8. Lorsque le Verbe se mut pour la manifestation de la vie, il se manifesta dans la substantialité divine soit dans l’eau de l’éternelle vie ; il y entra et devint sulphur, c’est-à-dire chair et sang ; il fit la céleste teinture qui environne et remplit la divinité, dans laquelle la sagesse divine demeure éternellement, avec la magie divine. Entends bien : la divinité a désiré de devenir chair et sang, et bien que la pure et claire divinité demeure esprit, encore est-elle devenue l’esprit et la vie de la chair et opère-t-elle dans la chair ; en sorte que lorsque nous portons notre imagination en Dieu et nous abandonnons entièrement à lui, nous pouvons dire « que nous entrons dans la chair et le » sang divins, que nous vivons en Dieu, » car le Verbe est devenu homme et Dieu est le Verbe.

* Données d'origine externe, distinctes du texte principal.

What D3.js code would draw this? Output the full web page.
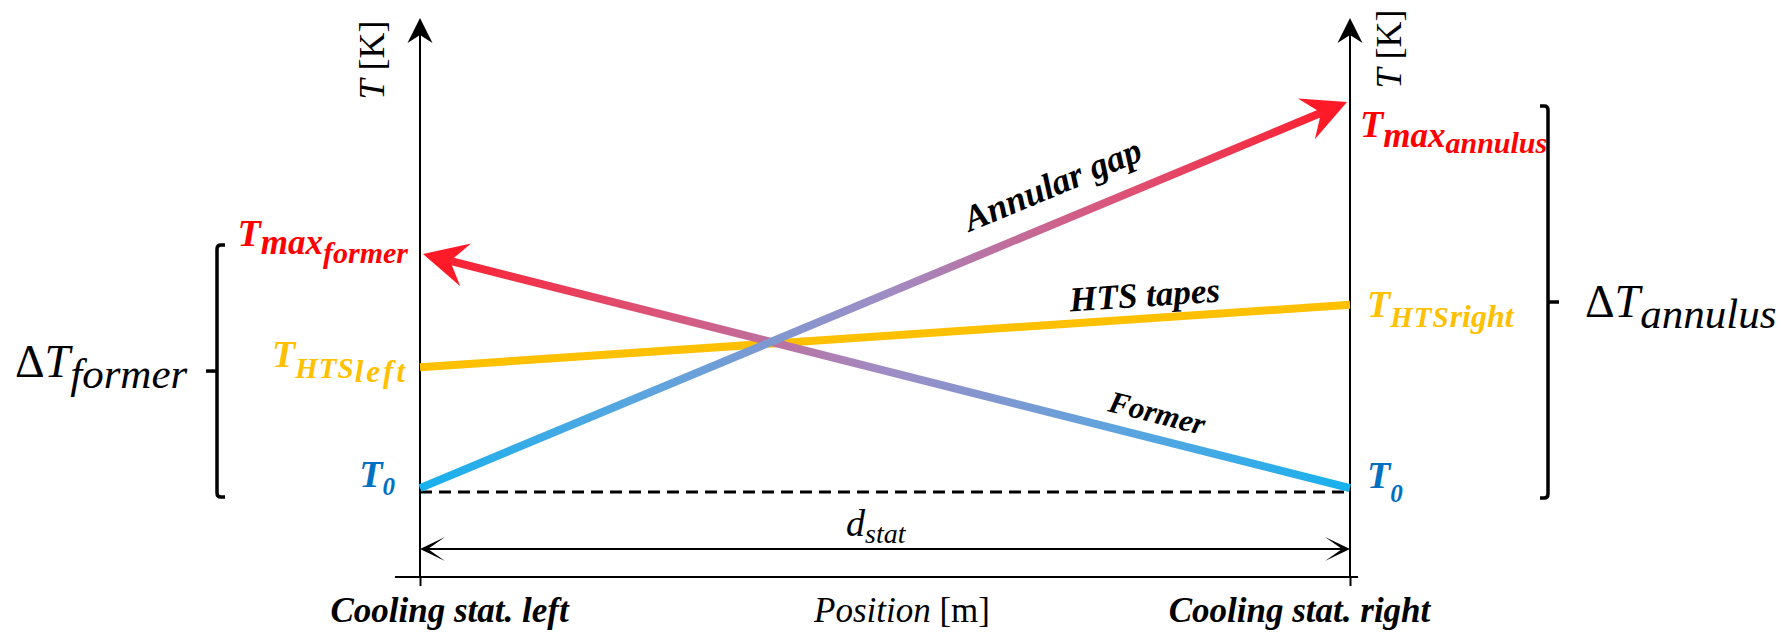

9. Nous n’élevons pas toutefois la créature de Christ comme s’il n’en eût pas été une. Prenant pour comparaison le soleil et sa lumière nous vous dirons : nous comparons le soleil à la créature de Christ et le soleil est bien un corps ; puis, d’autre part, toute la profondeur de ce monde au Verbe éternel dans le Père. Nous voyons bien que le soleil luit dans toute la profondeur et lui donne chaleur et force ; mais nous ne pouvons pas dire que dans la profondeur, la force et l’éclat du soleil n’existent pas (ne s’y trouvent pas), indépendamment du corps du soleil. Si cette force et cet éclat no s’y trouvaient pas, la profondeur ne saisirait pas non plus la force et l’éclat du soleil, car une force, un éclat seulement saisit l’autre. La profondeur et son éclat sont cachés. Si Dieu le voulait, toute la profondeur serait un pur soleil ; il ne s’agirait que de l’allumer pour engloutir l’eau et la convertir en esprit, l’éclat du soleil se répandrait alors partout ; mais il faudrait pour cela que le centre du feu s’allumât, comme dans le lieu du soleil.